* _What you are asked to do_
Starting at the top of the listing, extract every line up to and including the one with "import plotly.graph_objects as go". Pictures stay out of the copy.

============================================================

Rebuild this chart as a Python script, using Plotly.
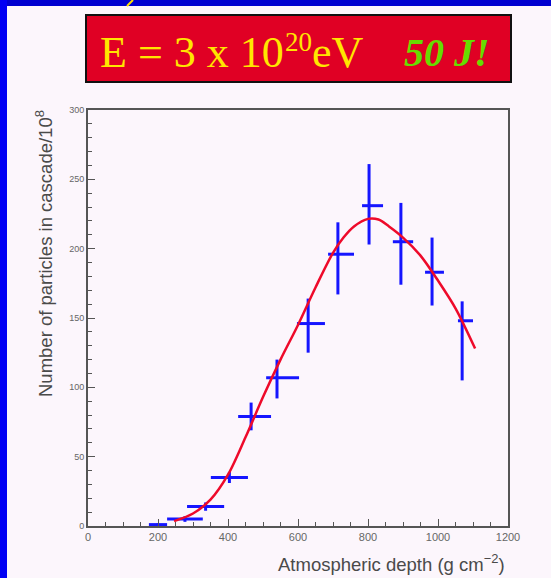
import plotly.graph_objects as go

# ---- data ----
depth = [200, 277, 336, 404, 466, 540, 629, 714, 803, 894, 983, 1069]
depth_err_minus = [26, 51, 53, 53, 37, 31, 32, 28, 20, 23, 20, 12]
depth_err_plus = [26, 51, 53, 53, 57, 63, 48, 46, 40, 35, 34, 31]
particles = [1, 5, 14, 35, 79, 107, 146, 196, 231, 205, 183, 148]
particles_err_plus = [1, 2, 3, 4, 10, 13, 18, 23, 30, 28, 25, 14]
particles_err_minus = [1, 2, 3, 4, 10, 15, 21, 29, 28, 31, 24, 43]

fit_depth = [246, 300, 350, 400, 450, 500, 550, 600, 650, 700, 730, 760,
             800, 830, 860, 900, 950, 1000, 1050, 1106]
fit_particles = [3.5, 9, 19, 37, 64, 93, 120, 145, 172, 197, 208, 216,
                 221.5, 221, 216, 208, 195, 177, 157, 128]

x_ticks = [0, 200, 400, 600, 800, 1000, 1200]
y_ticks = [0, 50, 100, 150, 200, 250, 300]

W, H = 551, 578
L, R, T, B = 88, 508, 110, 526  # plot area in pixels


def px(xpix):
    return (xpix - L) / (R - L)


def py(ypix):
    return (B - ypix) / (B - T)


panel = "#fcf6fc"
fig = go.Figure()

fig.add_trace(go.Scatter(
    x=depth, y=particles, mode="markers",
    marker=dict(size=1, color="#1010ff", opacity=0),
    error_x=dict(type="data", symmetric=False, array=depth_err_plus,
                 arrayminus=depth_err_minus, color="#1515ff", thickness=3, width=0),
    error_y=dict(type="data", symmetric=False, array=particles_err_plus,
                 arrayminus=particles_err_minus, color="#1515ff", thickness=3, width=0),
    showlegend=False, hoverinfo="skip"))

fig.add_trace(go.Scatter(
    x=fit_depth, y=fit_particles, mode="lines",
    line=dict(color="#ee0a2a", width=2.5, shape="spline", smoothing=0.9),
    showlegend=False, hoverinfo="skip"))

axis_common = dict(
    showgrid=False, zeroline=False, showline=True, mirror=True,
    linecolor="#555555", linewidth=2, ticks="inside", tickcolor="#555555",
    tickwidth=1.2, ticklen=7,
)

fig.update_xaxes(range=[0, 1200], tickvals=x_ticks, ticktext=[str(v) for v in x_ticks],
                 tickfont=dict(family="Liberation Sans", size=11, color="#666666"),
                 minor=dict(dtick=50, ticks="inside", ticklen=4, tickcolor="#555555", tickwidth=1),
                 **axis_common)
fig.update_yaxes(range=[0, 300], tickvals=y_ticks, ticktext=[str(v) for v in y_ticks],
                 tickfont=dict(family="Liberation Sans", size=9, color="#666666"),
                 minor=dict(dtick=10, ticks="inside", ticklen=4, tickcolor="#555555", tickwidth=1),
                 **axis_common)

shapes = [
    # blue frame strips
    dict(type="rect", xref="paper", yref="paper", x0=px(0), x1=px(W), y0=py(6), y1=py(0),
         fillcolor="#0000d0", line=dict(width=0), layer="below"),
    dict(type="rect", xref="paper", yref="paper", x0=px(0), x1=px(7), y0=py(W + 40), y1=py(0),
         fillcolor="#0000f4", line=dict(width=0), layer="below"),
    # yellow stroke at the top
    dict(type="line", xref="paper", yref="paper", x0=px(127), x1=px(133), y0=py(6), y1=py(0),
         line=dict(color="#ffe000", width=2)),
    # red title box shadow + box
    dict(type="rect", xref="paper", yref="paper", x0=px(85), x1=px(512), y0=py(83), y1=py(14),
         fillcolor="#777777", line=dict(width=0)),
    dict(type="rect", xref="paper", yref="paper", x0=px(86), x1=px(511), y0=py(82), y1=py(15),
         fillcolor="#e00024", line=dict(color="#111111", width=2)),
]

serif = "Liberation Serif"
annotations = [
    dict(xref="paper", yref="paper", x=px(98), y=py(52.2), xanchor="left", yanchor="middle",
         text="E = 3 x 10", showarrow=False,
         font=dict(family=serif, size=44, color="#ffe600")),
    dict(xref="paper", yref="paper", x=px(283), y=py(42.1), xanchor="left", yanchor="middle",
         text="20", showarrow=False,
         font=dict(family=serif, size=27, color="#ffe600")),
    dict(xref="paper", yref="paper", x=px(310), y=py(52.2), xanchor="left", yanchor="middle",
         text="eV", showarrow=False,
         font=dict(family=serif, size=44, color="#ffe600")),
    dict(xref="paper", yref="paper", x=px(402), y=py(52.5), xanchor="left", yanchor="middle",
         text="<b><i>50 J!</i></b>", showarrow=False,
         font=dict(family=serif, size=40, color="#66dd00")),
    dict(xref="paper", yref="paper", x=px(44), y=py(254), xanchor="center", yanchor="middle",
         text="Number of particles in cascade/10<sup>8</sup>", textangle=-90, showarrow=False,
         font=dict(family="Liberation Sans", size=18.5, color="#4a4a4a")),
    dict(xref="paper", yref="paper", x=px(507), y=py(563), xanchor="right", yanchor="middle",
         text="Atmospheric depth (g cm<sup>\u22122</sup>)", showarrow=False,
         font=dict(family="Liberation Sans", size=18.5, color="#4a4a4a")),
]

fig.update_layout(
    width=W, height=H,
    margin=dict(l=L, r=W - R, t=T, b=H - B, pad=0),
    paper_bgcolor=panel, plot_bgcolor=panel,
    shapes=shapes, annotations=annotations,
)

fig.write_html("out.html")
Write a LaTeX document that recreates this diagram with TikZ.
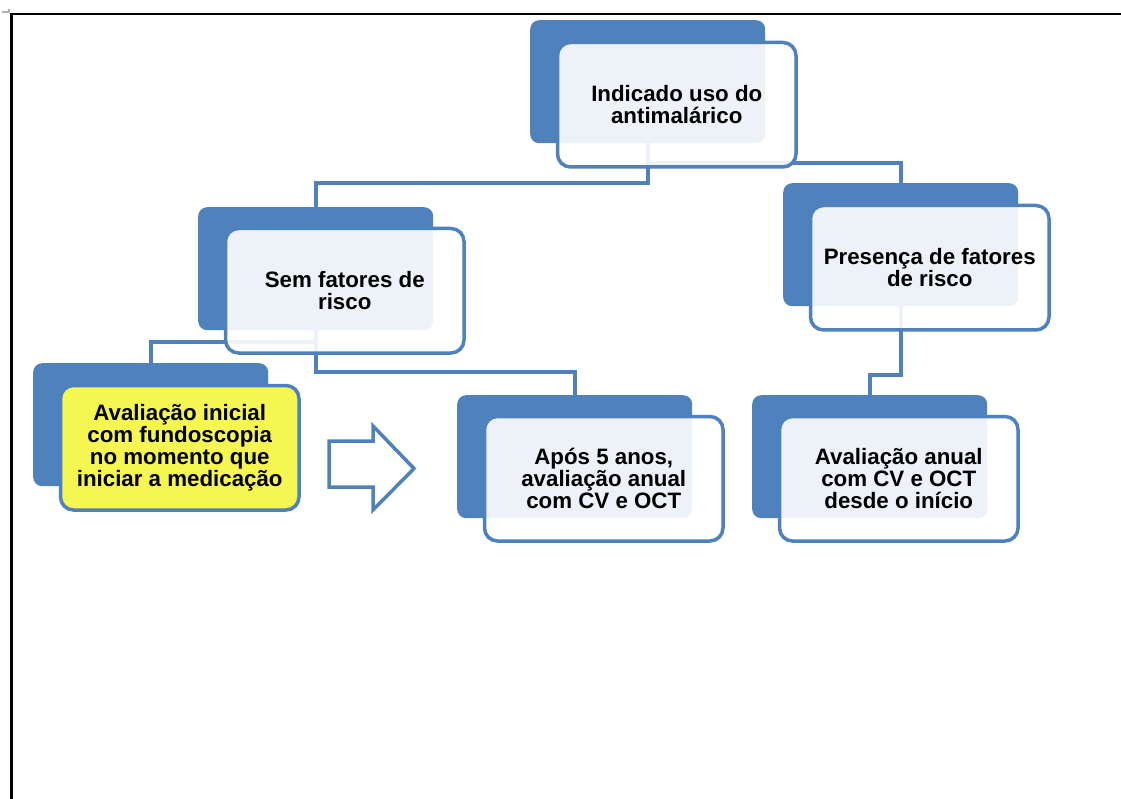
\documentclass[tikz,border=0pt]{standalone}
\usepackage{fontspec}
\setmainfont{Liberation Sans}
\usetikzlibrary{backgrounds}
\definecolor{sablue}{RGB}{79,129,189}
\definecolor{sayellow}{RGB}{246,246,82}
\begin{document}
\begin{tikzpicture}[x=1pt,y=-1pt,
  back/.style={fill=sablue, draw=none, rounded corners=9pt, minimum width=235pt,
    minimum height=123pt, anchor=north west, inner sep=0pt},
  front/.style={draw=sablue, line width=3.5pt, fill=white, fill opacity=0.9,
    text opacity=1, rounded corners=13pt, minimum width=238.5pt, minimum height=124.5pt,
    anchor=north west, inner sep=0pt, align=center,
    font=\bfseries\fontsize{22.3pt}{22pt}\selectfont},
  hilite/.style={fill=sayellow, fill opacity=1},
  conn/.style={draw=sablue, line width=4pt},
  bigarrow/.style={draw=sablue, line width=3.5pt, fill=white, line join=miter},
  frame/.style={draw=black, line width=2.2pt}]
\useasboundingbox (0,0) rectangle (1121,799);
% frame
\draw[frame] (1121,14) -- (11.5,14) -- (11.5,799);
\draw[gray!60, line width=1.2pt] (2,12) -- (9,12) -- (9,9);
% boxes
\node[back] (b1) at (530,20) {};
\node[front] (f1) at (555.75,40.75) {Indicado uso do\\antimalárico};
\node[back] (b2) at (198,207) {};
\node[front] (f2) at (223.75,226.75) {Sem fatores de\\risco};
\node[back] (b3) at (783,183) {};
\node[front] (f3) at (808.75,203.75) {Presença de fatores\\de risco};
\node[back] (b4) at (33,363) {};
\node[front, hilite] (f4) at (58.75,383.75) {Avaliação inicial\\com fundoscopia\\no momento que\\iniciar a medicação};
\node[back] (b5) at (457,395) {};
\node[front] (f5) at (482.75,414.75) {Após 5 anos,\\avaliação anual\\com CV e OCT};
\node[back] (b6) at (752,395) {};
\node[front] (f6) at (777.75,414.75) {Avaliação anual\\com CV e OCT\\desde o início};
% block arrow
\draw[bigarrow] (329,441) -- (373,441) -- (373,426) -- (414,468.5) -- (373,510) -- (373,487) -- (329,487) -- cycle;
% connectors
\begin{scope}[on background layer]
\draw[conn] (b1.south) -- ++(0,40) -| (b2.north);
\draw[conn] (b1.south) -- ++(0,20) -| (b3.north);
\draw[conn] (b2.south) -- ++(0,12) -| (b4.north);
\draw[conn] (b2.south) -- ++(0,42) -| (b5.north);
\draw[conn] (b3.south) -- ++(0,69) -| (b6.north);
\end{scope}
\end{tikzpicture}
\end{document}
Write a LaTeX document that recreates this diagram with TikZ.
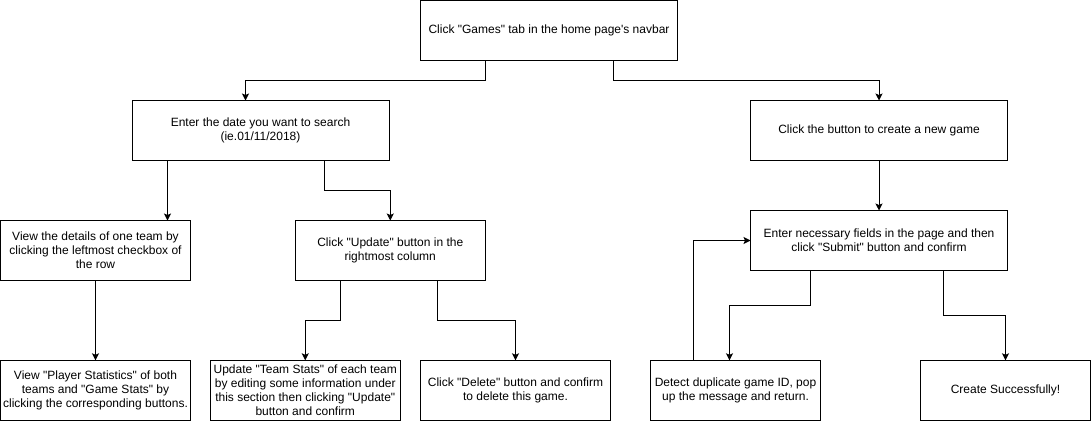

============================================================

* _Response_
Rebuild this chart as a Python script, using Plotly.
import plotly.graph_objects as go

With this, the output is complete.